14. Now the difficulty in proving “The Massacre of the Innocents,” is that we have no evidence of it elsewhere other than the gospels. And in fact it’s only in the gospel, that of Matthew.
15. And this is quite significant because the Jewish historian ‘Josephus,’ tells us a massive amount about Herod, but he says NOTHING AT ALL about the “The Massacre of the Innocents.”

Whether the massacre truly took place, we may never know.
16. But what we do know for certain, “is that the man called King Herod, radically shaped the world in which Jesus grew up.” With the authoritas bestowed on him by Rome, he launched a colossal citadel all across Judea.
17. One of his palaces ‘Heredium’ dominated the view from Bethlehem. The imposing palace stood as constant reminder of his power over the Jews.

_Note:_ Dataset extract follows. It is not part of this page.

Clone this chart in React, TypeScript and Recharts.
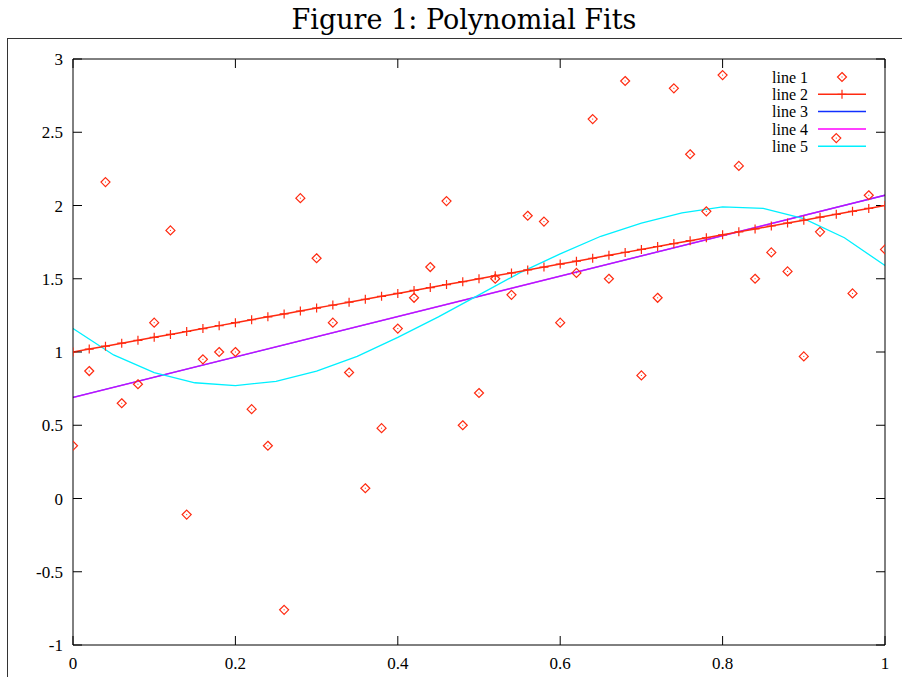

In Jerusalem, he designed & built the vast second temple complex, the epicenter of the Jewish faith in Judea.
18. Its footprint, the ‘Temple Mount,’ remains prominent in Jerusalem today. Some of the best surviving examples of Herod’s reign in Judea during Jesus’s lifetime can be found in the Mediterranean coastal city of Caesarea.
19. Caesarea was one of Herod’s really amazing building projects. He took a tiny fishing village & made it into a huge Graeco-Roman city, he brought in Roman architects, the greatest Roman designs & built all in great fashion, fashionable at the time.
20. Isreal didn’t have a harbor till then, he constructed one. He built a theatre as well, & on top of the hill, he built a huge alter to the goddess Roma - “ the patron god of the Romans,” & to Caesar Augustus.
21. So Caesarea was not a Jewish town but in fact a heavily themed Roman town.

Herod the Great lived a long & extravagant life. But according to the historian ‘Josephus,’ he succumbed to an agonizing illness & died in 4 BC, aged 69.